The United Russia party put on an impassive face as its less-than-desired results were reported Sunday. “Resting on this result, we will be able to secure a stable development of our state,” Putin said at a briefing for Russian reporters.
In the evening, exit polls published by government-friendly pollsters predicted United Russia would win 48.5 percent; the Communist Party, 19.8 percent; A Just Russia, 12.8 percent; and the Liberal Democratic Party, 11.42 percent. Early Monday, the Central Election Commission reported 49.9 percent for United Russia, with about 70 percent of the votes counted.
Reports of irregularities also flowed in. Yelena Panfilova, who runs the Russian office of Transparency International, said she saw a man ahead of her in line stuffing absentee ballots into a ballot box, the Interfax news agency reported.
There was extensive evidence of official panic as the election approached. Over the past week, an intense and coordinated attack was launched against Golos, the nation’s only independent election monitor. On Friday, a television station with ties to the Kremlin attempted to discredit Golos because it receives funds from the United States and Europe. The same day, a court found it guilty of violating election laws.
The campaign, however, seemed to introduce Golos to those who had never heard of it and anger those who had. “They are blamed for receiving money from abroad,” Dmitry Muratov, editor of Novaya Gazeta, told Echo Moskvy radio. “Well, it is always better to receive foreign funds than steal money from the Russian national budget.”On Sunday in Moscow, protesters were arrested before they could assemble and reports surfaced of hospital patients being given filled-out ballots while doctors watched to ensure they cast them. Demonstrators were arrested in St. Petersburg.
Early Saturday, customs officials at the airport detained Lilia Shibanova, executive director of Golos, as she was returning from a trip and confiscated her laptop.
“These elections are the dirtiest ever,” she said Sunday. “It cannot go on like this.”

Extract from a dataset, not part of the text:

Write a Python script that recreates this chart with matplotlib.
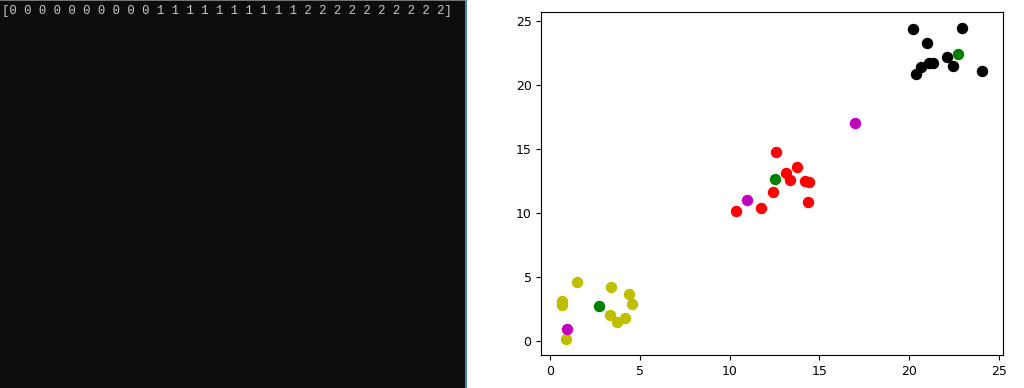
import numpy as np
import matplotlib
matplotlib.use("Agg")
import matplotlib.pyplot as plt

# cluster members
x0 = [1.53, 0.69, 0.69, 3.38, 4.42, 4.59, 3.33, 3.75, 4.18, 0.91]
y0 = [4.64, 3.16, 2.83, 4.27, 3.71, 2.91, 2.05, 1.53, 1.82, 0.16]
x1 = [12.57, 10.35, 11.74, 12.42, 13.13, 13.37, 13.73, 14.17, 14.43, 14.36]
y1 = [14.76, 10.21, 10.44, 11.66, 13.13, 12.62, 13.63, 12.51, 12.43, 10.85]
x2 = [20.21, 22.95, 20.99, 22.12, 21.10, 21.30, 20.64, 22.43, 20.36, 24.03]
y2 = [24.40, 24.48, 23.31, 22.18, 21.71, 21.71, 21.45, 21.50, 20.85, 21.13]
# centres and test points
cx = [2.71, 12.53, 22.70]
cy = [2.77, 12.67, 22.46]
tx = [0.95, 10.96, 16.99]
ty = [0.96, 11.01, 17.02]
labels = [0] * 10 + [1] * 10 + [2] * 10

fig = plt.figure(figsize=(10.24, 3.88), dpi=100)

# console panel on the left
con = fig.add_axes([0, 0, 465 / 1024, 1])
con.set_facecolor("#0c0c0c")
con.set_xlim(0, 1)
con.set_ylim(0, 1)
con.set_xticks([])
con.set_yticks([])
for s in con.spines.values():
    s.set_visible(False)
con.axhline(0.999, color="#8a8a8a", lw=1.2)
con.text(0.004, 0.972, "[" + " ".join(str(v) for v in labels) + "]",
         color="#c8c8c8", fontsize=8.85, family="Liberation Mono",
         va="center", ha="left")
fig.add_artist(plt.Line2D([466 / 1024, 466 / 1024], [0, 1], color="#4a7fc0", lw=1.5))

ax = fig.add_axes([541.3 / 1024, 33 / 388, 461.4 / 1024, 342.7 / 388])
ax.scatter(x0, y0, c="y", s=52)
ax.scatter(x1, y1, c="r", s=52)
ax.scatter(x2, y2, c="k", s=52)
ax.scatter(cx, cy, c="g", s=52)
ax.scatter(tx, ty, c="m", s=52)
ax.tick_params(labelsize=9)

fig.savefig("out.png", dpi=100)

Early Sunday, the Golos Web site was shut down by hackers, along with several sites operated by independent information providers, including that of Echo Moskvy radio — its Web site went back up after the voting ended.
When the Golos Web site disappeared, so did its online map that registered complaints of election violations. Employees moved to an independent press center, where they took complaints by phone.
By 8 p.m. Sunday, 2,058 calls had come in, with many complaints about the misuse of absentee ballots, monitors barred from polling places and sightings of young people being bused from one polling station to another to vote more than once.
The count was expected to be complete by Monday, but it appeared that a longtime opposition party, Yabloko, would once again fail to clear the 7 percent threshold for seats in the Duma. Still, opposition leaders were feeling victorious.
“The end of this regime will, in fact, start on December 5,” said Mikhail Kasyanov, a former prime minister and current opposition politician whose party was not allowed to take part in the vote.